The vote against AB 1381 demonstrated widespread anger at Villaraigosa, who rode hundreds of thousands of dollars in UTLA contributions into the mayoral mansion--only to turn around and campaign for union-busting measures like mayoral control and a vast expansion of charter schools.

But this was also a vote of no confidence in the strategy of back-room deals and reliance on politicians pursued by both Perez before and Duffy today.

Duffy, for his part, is missing the message sent by UTLA members. He is quoted in the UTLA press release announcing the vote saying, "The low voter turnout of 12,333, only about a quarter of our membership, suggests that while this issue is of concern to our members, it is not the most pressing issue."

Duffy should know better. The fact that almost 7,000 UTLA members voted against AB 1381 represents a substantial outpouring of rank-and-file opinion, one similar to the vote that ousted John Perez and put Duffy into office last year. Duffy apparently plans to ignore the referendum. But it is now UTLA policy to oppose AB 1381, and UTLA's officers are constitutionally required to carry out the democratic will of the membership.

Meanwhile, UTLA's 47,000 members have been working under an expired contract since July 1.

As Socialist Worker went to press, a rank-and-file campaign of protests has forced LAUSD to reverse its punitive transfer of popular teacher and UTLA activist Alex Caputo-Pearl out of his school. This victory comes not a moment too soon, as UTLA starts to implement a timeline for a mobilization campaign to win our contract demands.
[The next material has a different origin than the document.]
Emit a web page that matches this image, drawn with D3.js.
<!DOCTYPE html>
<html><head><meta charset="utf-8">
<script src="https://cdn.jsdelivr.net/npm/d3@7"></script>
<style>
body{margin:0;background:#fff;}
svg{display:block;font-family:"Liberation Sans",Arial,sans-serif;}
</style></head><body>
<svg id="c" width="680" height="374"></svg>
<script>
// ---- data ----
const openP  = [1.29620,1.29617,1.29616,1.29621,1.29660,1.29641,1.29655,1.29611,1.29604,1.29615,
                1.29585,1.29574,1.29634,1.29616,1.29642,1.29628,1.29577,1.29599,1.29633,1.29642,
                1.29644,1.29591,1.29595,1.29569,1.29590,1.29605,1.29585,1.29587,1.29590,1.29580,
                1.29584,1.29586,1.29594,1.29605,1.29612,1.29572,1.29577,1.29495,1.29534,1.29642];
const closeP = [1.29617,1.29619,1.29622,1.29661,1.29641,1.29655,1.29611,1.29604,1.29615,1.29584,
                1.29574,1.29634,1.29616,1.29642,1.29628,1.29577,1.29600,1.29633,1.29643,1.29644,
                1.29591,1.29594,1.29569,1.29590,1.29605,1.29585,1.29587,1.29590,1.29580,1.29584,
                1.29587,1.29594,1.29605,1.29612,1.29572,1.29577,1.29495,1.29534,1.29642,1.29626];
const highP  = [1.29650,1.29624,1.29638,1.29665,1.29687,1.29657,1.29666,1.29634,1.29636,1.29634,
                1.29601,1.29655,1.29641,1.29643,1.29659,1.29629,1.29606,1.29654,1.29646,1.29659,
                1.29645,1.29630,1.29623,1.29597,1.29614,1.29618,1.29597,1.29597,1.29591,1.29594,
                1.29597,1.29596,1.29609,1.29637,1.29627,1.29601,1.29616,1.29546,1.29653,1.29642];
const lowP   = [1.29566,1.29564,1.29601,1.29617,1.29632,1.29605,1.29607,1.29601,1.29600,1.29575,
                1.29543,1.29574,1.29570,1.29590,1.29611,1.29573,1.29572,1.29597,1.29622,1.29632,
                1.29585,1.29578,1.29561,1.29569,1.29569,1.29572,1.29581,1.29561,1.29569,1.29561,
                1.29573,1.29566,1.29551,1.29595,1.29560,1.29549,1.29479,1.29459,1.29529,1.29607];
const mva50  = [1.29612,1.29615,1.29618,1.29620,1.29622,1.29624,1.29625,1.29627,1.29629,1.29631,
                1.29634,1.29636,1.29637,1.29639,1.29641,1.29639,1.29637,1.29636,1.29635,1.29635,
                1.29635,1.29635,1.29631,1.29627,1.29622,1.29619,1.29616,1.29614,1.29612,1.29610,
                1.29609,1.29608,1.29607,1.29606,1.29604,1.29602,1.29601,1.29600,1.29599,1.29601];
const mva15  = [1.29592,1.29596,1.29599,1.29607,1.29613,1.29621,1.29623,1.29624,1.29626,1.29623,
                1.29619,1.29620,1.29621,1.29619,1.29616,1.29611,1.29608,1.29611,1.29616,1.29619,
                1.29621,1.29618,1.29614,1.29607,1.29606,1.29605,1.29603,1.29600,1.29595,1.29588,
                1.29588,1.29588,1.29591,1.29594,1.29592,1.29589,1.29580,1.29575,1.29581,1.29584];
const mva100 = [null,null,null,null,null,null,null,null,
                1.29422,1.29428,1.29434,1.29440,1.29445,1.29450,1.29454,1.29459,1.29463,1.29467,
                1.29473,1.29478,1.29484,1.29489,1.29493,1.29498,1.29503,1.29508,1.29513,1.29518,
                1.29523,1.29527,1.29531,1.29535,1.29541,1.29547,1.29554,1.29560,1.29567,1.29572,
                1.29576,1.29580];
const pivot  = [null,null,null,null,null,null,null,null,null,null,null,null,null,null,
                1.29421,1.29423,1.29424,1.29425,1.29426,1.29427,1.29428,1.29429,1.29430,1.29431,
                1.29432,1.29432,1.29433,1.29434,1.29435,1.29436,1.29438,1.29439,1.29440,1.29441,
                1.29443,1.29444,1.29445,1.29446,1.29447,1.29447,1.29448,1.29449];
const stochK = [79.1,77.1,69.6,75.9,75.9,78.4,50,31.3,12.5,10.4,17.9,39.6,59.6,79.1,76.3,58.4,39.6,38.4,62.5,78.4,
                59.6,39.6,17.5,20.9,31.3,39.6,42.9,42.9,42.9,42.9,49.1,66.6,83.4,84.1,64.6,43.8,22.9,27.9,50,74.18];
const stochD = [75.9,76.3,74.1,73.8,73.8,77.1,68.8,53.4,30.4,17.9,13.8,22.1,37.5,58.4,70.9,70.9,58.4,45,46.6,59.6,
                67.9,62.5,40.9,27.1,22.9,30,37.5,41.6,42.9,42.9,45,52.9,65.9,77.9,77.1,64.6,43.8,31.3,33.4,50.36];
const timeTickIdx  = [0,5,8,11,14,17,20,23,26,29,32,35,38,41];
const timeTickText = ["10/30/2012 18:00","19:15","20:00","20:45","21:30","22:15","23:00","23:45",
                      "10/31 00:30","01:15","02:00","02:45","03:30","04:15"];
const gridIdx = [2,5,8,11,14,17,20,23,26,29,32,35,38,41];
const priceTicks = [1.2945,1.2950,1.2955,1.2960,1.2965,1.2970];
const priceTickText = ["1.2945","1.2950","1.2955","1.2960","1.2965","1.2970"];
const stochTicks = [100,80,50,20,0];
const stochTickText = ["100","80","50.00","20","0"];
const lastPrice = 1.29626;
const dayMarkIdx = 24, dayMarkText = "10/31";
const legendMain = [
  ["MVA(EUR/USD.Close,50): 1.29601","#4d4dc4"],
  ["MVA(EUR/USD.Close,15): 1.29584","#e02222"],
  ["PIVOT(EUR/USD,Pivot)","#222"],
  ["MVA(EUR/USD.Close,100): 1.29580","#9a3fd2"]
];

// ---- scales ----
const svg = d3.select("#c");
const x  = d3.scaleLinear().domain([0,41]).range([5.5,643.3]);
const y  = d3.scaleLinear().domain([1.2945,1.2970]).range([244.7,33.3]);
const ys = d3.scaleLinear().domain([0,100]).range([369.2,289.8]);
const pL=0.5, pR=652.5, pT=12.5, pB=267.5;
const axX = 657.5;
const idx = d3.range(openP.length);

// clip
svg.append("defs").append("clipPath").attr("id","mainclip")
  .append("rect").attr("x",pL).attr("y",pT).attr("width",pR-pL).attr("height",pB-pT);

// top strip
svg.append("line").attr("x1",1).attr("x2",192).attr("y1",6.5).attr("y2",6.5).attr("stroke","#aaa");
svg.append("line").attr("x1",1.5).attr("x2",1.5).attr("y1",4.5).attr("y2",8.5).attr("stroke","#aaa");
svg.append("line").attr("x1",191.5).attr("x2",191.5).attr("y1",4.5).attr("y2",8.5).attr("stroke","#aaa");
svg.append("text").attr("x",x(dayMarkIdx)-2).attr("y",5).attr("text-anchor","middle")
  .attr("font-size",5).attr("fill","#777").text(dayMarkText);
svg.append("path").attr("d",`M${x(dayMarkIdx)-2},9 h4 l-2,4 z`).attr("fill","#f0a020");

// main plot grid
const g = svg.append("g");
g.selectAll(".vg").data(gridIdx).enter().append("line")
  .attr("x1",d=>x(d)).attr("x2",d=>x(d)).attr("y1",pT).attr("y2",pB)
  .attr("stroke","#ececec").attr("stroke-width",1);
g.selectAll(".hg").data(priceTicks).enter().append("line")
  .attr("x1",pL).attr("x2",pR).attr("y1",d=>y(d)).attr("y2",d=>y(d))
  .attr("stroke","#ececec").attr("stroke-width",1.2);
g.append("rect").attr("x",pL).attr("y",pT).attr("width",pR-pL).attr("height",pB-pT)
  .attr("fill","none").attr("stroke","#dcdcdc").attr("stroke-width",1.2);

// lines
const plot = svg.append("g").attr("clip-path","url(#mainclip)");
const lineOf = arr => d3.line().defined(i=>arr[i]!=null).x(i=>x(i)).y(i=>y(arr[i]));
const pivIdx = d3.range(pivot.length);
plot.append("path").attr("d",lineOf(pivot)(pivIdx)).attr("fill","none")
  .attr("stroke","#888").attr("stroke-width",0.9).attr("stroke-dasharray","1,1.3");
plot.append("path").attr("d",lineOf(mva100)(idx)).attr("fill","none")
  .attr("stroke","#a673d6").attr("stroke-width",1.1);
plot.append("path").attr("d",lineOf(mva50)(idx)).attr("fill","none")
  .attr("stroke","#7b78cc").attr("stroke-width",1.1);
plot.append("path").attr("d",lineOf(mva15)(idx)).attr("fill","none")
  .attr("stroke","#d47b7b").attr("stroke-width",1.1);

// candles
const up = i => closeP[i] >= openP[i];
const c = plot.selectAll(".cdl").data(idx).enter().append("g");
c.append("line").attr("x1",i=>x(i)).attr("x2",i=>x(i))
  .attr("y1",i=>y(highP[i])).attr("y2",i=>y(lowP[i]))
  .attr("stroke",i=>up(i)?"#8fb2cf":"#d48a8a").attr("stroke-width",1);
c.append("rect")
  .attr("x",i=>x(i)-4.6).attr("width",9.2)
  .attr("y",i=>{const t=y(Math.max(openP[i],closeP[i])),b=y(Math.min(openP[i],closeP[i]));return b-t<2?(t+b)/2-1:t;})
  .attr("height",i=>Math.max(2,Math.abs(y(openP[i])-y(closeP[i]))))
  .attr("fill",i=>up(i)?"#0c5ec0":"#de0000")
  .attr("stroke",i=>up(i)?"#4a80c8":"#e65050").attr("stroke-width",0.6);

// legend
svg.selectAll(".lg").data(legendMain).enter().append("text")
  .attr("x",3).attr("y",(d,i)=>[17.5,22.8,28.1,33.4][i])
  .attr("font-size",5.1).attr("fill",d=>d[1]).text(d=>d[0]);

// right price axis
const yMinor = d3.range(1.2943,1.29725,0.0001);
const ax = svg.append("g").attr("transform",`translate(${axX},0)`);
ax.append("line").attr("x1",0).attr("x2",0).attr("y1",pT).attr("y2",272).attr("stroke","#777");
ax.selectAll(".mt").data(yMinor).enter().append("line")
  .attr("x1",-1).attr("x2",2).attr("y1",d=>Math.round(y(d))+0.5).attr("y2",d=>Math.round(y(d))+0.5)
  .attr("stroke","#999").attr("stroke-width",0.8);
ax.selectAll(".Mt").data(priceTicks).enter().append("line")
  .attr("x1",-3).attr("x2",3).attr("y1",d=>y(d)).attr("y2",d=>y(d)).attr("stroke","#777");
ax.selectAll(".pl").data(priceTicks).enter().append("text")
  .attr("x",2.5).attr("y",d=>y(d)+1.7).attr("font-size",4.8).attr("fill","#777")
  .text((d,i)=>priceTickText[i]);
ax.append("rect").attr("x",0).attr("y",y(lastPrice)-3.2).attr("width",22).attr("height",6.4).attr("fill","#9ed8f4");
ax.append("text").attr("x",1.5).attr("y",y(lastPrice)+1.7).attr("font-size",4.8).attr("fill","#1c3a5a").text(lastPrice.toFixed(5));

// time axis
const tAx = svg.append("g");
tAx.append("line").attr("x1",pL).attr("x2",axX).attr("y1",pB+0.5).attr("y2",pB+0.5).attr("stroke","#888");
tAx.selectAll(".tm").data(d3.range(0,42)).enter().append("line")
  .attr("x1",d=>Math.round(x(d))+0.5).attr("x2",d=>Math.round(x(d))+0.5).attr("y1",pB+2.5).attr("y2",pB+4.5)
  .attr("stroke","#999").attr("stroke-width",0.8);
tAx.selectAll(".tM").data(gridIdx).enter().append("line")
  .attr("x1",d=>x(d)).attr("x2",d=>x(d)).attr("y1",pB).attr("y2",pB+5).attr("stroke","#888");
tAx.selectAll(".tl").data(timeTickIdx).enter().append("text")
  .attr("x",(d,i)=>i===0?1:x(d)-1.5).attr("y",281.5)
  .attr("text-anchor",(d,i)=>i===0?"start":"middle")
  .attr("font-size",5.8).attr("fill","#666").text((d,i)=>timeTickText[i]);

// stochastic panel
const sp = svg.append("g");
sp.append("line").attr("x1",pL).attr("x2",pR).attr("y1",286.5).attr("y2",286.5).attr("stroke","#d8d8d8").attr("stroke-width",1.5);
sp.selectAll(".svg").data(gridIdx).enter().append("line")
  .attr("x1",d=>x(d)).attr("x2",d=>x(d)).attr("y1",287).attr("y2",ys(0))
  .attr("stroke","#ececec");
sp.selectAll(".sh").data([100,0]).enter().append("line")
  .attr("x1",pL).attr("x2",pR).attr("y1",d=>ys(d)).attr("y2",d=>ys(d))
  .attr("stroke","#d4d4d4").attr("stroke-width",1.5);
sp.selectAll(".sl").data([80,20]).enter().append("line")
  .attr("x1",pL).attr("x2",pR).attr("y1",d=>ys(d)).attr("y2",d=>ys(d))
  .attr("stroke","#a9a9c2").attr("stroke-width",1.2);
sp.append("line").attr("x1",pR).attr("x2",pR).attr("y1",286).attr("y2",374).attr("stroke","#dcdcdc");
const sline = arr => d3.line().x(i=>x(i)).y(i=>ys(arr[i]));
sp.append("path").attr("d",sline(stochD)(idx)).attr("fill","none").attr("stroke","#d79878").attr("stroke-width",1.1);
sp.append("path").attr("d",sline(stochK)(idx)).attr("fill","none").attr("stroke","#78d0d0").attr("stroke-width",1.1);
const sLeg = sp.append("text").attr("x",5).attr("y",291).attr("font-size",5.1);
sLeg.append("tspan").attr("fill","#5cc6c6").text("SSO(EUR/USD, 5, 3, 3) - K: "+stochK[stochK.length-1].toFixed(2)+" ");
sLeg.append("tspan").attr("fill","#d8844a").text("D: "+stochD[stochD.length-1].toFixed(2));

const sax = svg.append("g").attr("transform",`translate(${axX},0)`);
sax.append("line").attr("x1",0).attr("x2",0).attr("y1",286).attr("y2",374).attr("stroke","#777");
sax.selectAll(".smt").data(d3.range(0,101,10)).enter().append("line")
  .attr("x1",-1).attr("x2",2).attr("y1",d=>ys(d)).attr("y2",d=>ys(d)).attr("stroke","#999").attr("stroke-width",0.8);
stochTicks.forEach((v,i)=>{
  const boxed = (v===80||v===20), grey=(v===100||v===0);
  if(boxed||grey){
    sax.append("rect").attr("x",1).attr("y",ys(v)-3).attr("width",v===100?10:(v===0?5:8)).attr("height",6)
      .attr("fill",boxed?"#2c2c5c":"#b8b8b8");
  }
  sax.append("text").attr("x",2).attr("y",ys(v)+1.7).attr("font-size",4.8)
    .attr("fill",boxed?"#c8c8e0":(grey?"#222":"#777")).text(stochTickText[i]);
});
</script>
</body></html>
Progressive Educators for Action (PEAC), a rank-and-file caucus within UTLA, has been instrumental in pressuring UTLA's reform leadership (supported by PEAC) into moving the campaigns for Alex Caputo-Pearl and our contract forward. We will continue to need this kind of rank-and-file organizing to get our leadership out of the business of cutting deals with politicians and turn UTLA into a fighting union.